La estrategia de devaluación interna en la que estamos inmersos bien merece una reflexión. Cierto es que en caso de disponer de herramientas monetarias propias hace tiempo que se hubiese devaluado nuestra moneda. Es la receta clásica ante toda crisis producida por el estallido de burbujas de valoración de activos como la presente. Y ante la ausencia de este mecanismo, lo que se está intentando es una devaluación interna, es decir, una reducción generalizada de rentas disponibles por menos empleo, bajadas de salarios, menos subsidios y menos pensiones, que permita mejorar la competitividad del país. Y aunque lo estamos logrando como demuestra que se están haciendo inversiones industriales que otrora parecerían imposibles, una devaluación interna además de comportar altas dosis de sufrimiento es asimétrica y, sobre todo, injusta. Cuando la peseta perdía su valor respecto otras monedas, nos levantábamos más pobres en comparación con el exterior pero seguíamos igual en el interior del país. Importar era más caro, cierto, pero exportar más sencillo. Ahora, la crisis va por barrios y sectores y tocar las pensiones y prestaciones sociales es todo menos justo.
Como el equilibrio intergeneracional está muy complicado, hay que modificar el sistema de pensiones. Y la única modificación posible es pagar menos y más tarde a los pensionistas. Por eso, la ampliación de la edad de jubilación a 67 años y el incremento de los años para calcular la pensión a la que se tiene derecho son solo argumentos técnicos para simplemente pagar menos. No es que se bajen las pensiones, es que en el futuro será muy difícil alcanzar la máxima pensión por lo que de facto la pensión media bajará, aunque la nominal se mantenga igual o incluso suba. De este modo, la salida de dinero de la Bolsa de pensiones se ajustará a lo que se reponga aunque, de nuevo, la población española será más pobre en coherencia con la estrategia económica actual de salir de la crisis mediante un incremento de la competitividad derivada de una disminución de la renta disponible: menos salarios, menos subsidios, menos pensiones.

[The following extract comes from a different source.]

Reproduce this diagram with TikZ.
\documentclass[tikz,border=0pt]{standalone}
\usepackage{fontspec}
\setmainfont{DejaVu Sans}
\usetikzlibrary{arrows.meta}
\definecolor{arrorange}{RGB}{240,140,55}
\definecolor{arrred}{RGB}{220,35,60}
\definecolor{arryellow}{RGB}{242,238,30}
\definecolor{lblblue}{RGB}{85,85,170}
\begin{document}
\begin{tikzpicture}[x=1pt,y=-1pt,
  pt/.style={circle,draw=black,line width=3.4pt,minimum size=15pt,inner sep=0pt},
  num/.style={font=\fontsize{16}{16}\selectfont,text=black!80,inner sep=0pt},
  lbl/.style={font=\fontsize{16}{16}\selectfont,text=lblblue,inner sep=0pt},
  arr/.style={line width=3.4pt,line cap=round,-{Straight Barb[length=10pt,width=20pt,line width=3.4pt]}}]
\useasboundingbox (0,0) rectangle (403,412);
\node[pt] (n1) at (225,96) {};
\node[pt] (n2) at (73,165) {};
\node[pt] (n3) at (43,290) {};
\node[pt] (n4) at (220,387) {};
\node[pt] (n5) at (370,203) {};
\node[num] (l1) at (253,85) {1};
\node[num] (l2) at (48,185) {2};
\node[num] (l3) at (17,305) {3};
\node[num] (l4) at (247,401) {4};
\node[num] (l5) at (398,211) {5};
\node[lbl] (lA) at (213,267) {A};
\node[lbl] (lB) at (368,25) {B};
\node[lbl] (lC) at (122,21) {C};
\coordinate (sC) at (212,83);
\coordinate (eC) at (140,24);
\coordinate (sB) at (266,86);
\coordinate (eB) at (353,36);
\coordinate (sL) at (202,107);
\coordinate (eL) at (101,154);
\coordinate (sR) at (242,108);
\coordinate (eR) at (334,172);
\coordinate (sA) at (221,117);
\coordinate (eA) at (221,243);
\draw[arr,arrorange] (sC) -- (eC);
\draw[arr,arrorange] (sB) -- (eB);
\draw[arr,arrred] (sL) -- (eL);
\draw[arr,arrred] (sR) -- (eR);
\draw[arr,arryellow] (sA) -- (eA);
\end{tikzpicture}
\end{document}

Para pasar a un sistema de capitalización hacen falta muchos años, tantos como para que el dinero aportado genere lo suficiente en orden a pagar las pensiones, siempre y cuando las inversiones sean las correctas, claro. Pero tal vez se pueda comenzar a diversificar/complementar el sistema de reparto con uno de capitalización. Si el Estado no lo hace, lo tendremos que hacer los ciudadanos mediante planes privados de pensiones. Es verdad que todos deberíamos ahorrar para nuestra vejez, especialmente en tiempos tan revueltos como los presentes, pero no lo es menos que una rebaja cualitativa de las pensiones como la que estamos encarando significa otro ladrillo menos en el cada vez más en ruinas edificio del estado del bienestar.